Former committee member left over financial concerns
Ashley Byrne isn’t surprised that things have gone awry.
She was one of five individuals initially comprising the St. Anthony 2019 Come Home Year Committee.
However, she left the group in March over concerns with the number of registrations.
At that point, it was just Byrne, chair Marilyn Walker and co-chair Dale Richards, who lives in Ontario. Two other members had already left the committee.
Byrne told The Northern Pen the three of them together had decided if the number of registrations hadn’t reached 500 by the end of February, they would cancel the Come Home Year.
By the first week of March, she recalled, they had approximately 368 registrations.
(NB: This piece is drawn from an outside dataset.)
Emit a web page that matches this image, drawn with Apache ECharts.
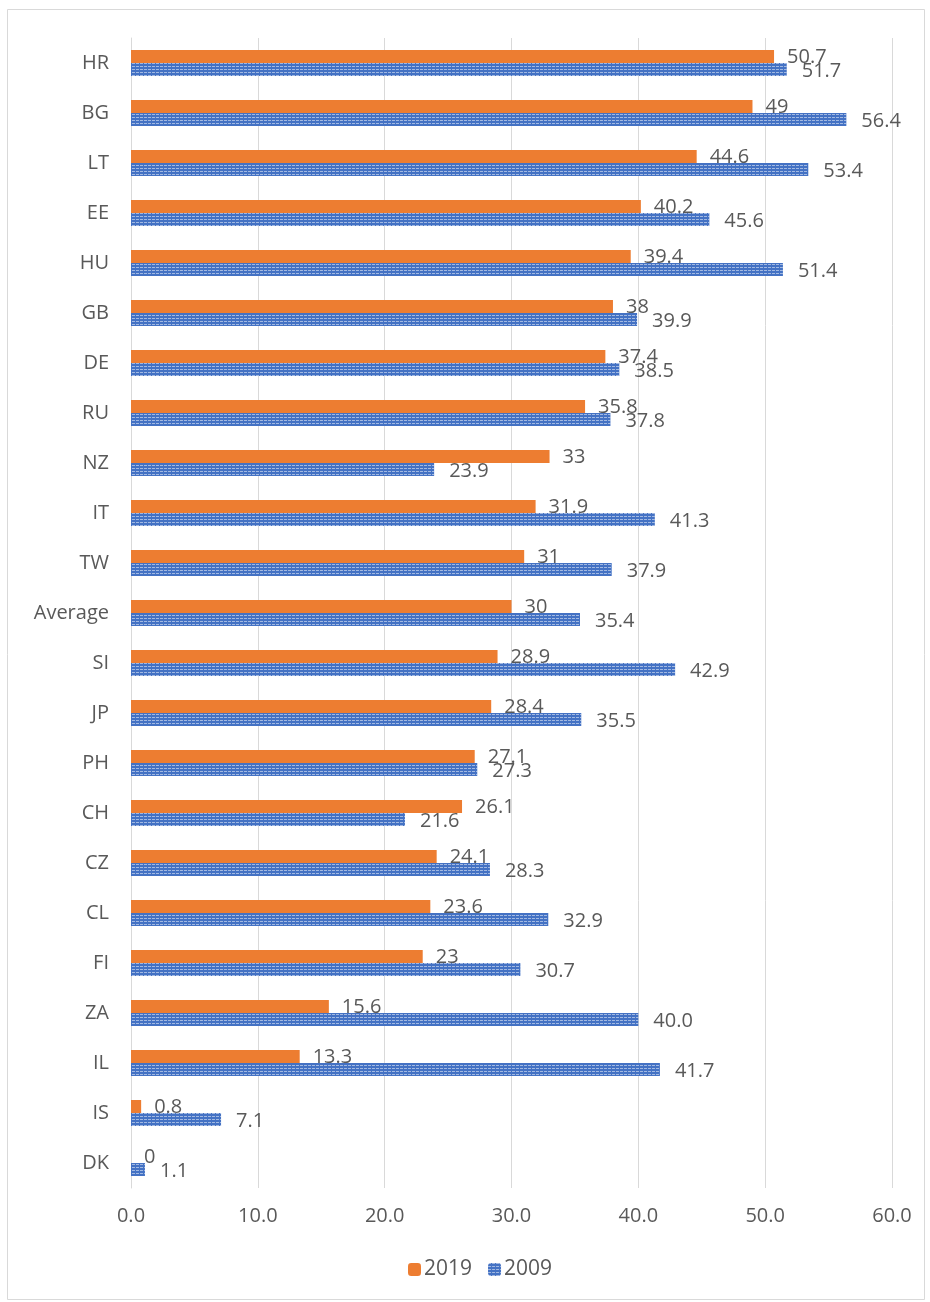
<!DOCTYPE html>
<html>
<head>
<meta charset="utf-8">
<script src="https://cdn.jsdelivr.net/npm/echarts@6/dist/echarts.min.js"></script>
<style>
  html, body { margin: 0; padding: 0; background: #fff; }
</style>
</head>
<body>
<div id="myChart" style="width:930px;height:1302px;"></div>
<script>
    // categories top to bottom
    var categories = ['HR', 'BG', 'LT', 'EE', 'HU', 'GB', 'DE', 'RU', 'NZ', 'IT', 'TW', 'Average',
        'SI', 'JP', 'PH', 'CH', 'CZ', 'CL', 'FI', 'ZA', 'IL', 'IS', 'DK'];
    var values2019 = [50.7, 49, 44.6, 40.2, 39.4, 38, 37.4, 35.8, 33, 31.9, 31, 30,
        28.9, 28.4, 27.1, 26.1, 24.1, 23.6, 23, 15.6, 13.3, 0.8, 0];
    var values2009 = [51.7, 56.4, 53.4, 45.6, 51.4, 39.9, 38.5, 37.8, 23.9, 41.3, 37.9, 35.4,
        42.9, 35.5, 27.3, 21.6, 28.3, 32.9, 30.7, 40.0, 41.7, 7.1, 1.1];
    var seriesNames = ['2019', '2009'];

    var font = '"Open Sans", Lato, sans-serif';
    var txt = '#595959';

    var myChart = echarts.init(document.getElementById('myChart'));
    var option = {
        animation: false,
        backgroundColor: '#fff',
        textStyle: { fontFamily: font },
        graphic: [{
            type: 'rect',
            shape: { x: 7.5, y: 9.5, width: 917, height: 1290 },
            style: { fill: 'none', stroke: '#d9d9d9', lineWidth: 1 }
        }],
        legend: {
            data: seriesNames,
            bottom: 17,
            left: 403,
            itemWidth: 13,
            itemHeight: 13,
            itemGap: 16,
            textStyle: { color: txt, fontSize: 21, fontFamily: font, padding: [0, 0, 0, -2] }
        },
        grid: { left: 131, right: 38, top: 38, bottom: 114 },
        xAxis: {
            type: 'value',
            min: 0,
            max: 60,
            interval: 10,
            axisLine: { show: false },
            axisTick: { show: false },
            splitLine: { lineStyle: { color: '#d9d9d9' } },
            axisLabel: {
                color: txt, fontSize: 20, margin: 18,
                formatter: function (v) { return v.toFixed(1); }
            }
        },
        yAxis: {
            type: 'category',
            inverse: true,
            data: categories,
            axisLine: { lineStyle: { color: '#d9d9d9' } },
            axisTick: { show: false },
            axisLabel: { color: txt, fontSize: 20, margin: 22 }
        },
        series: [
            {
                name: seriesNames[0],
                type: 'bar',
                data: values2019,
                barWidth: 13,
                barGap: '0%',
                itemStyle: { color: '#ED7D31' },
                label: {
                    show: true, position: 'right', distance: 13, offset: [0, 1],
                    color: txt, fontSize: 20
                }
            },
            {
                name: seriesNames[1],
                type: 'bar',
                data: values2009,
                barWidth: 13,
                itemStyle: {
                    color: '#4472C4',
                    decal: {
                        symbol: 'rect',
                        symbolSize: 1,
                        dashArrayX: [3, 1],
                        dashArrayY: [1, 2],
                        color: 'rgba(255,255,255,0.5)'
                    }
                },
                label: {
                    show: true, position: 'right', distance: 15, offset: [0, 2],
                    color: txt, fontSize: 20,
                    formatter: function (p) { return p.value.toFixed(1); }
                }
            }
        ]
    };
    myChart.setOption(option);
</script>
</body>
</html>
The final number, in the committee’s financial statement, was 412.
She wanted to cancel the event, but Walker and Richards demurred.
“There was no other money, so it was a gamble on if people would show up and spend enough to cover the bills.” Ashley Byrne
Byrne left the committee, concerned they would be unable to pay the bills.
“Based on registration numbers, the money wasn’t there to pay for what we had planned,” she said. “There was no other money, so it was a gamble on if people would show up and spend enough to cover the bills.”
Nevertheless, the committee continued on with just Walker and Richards.
Byrne also believes the committee was irresponsible by not fundraising from the very beginning.
“I wanted to start fundraising from the start,” she said. “Have the money in the bank to host the event. That didn’t happen, of course.”
She said excuses were made, the committee procrastinated, and, for the better part of a year, she was the only committee member in St. Anthony.
Byrne was not surprised the committee was unable to pay all its dues. She was “shocked” at just how much they owed, according to Mitchell Hunt’s calculations.
“That’s a lot of money to go unaccounted for,” she said.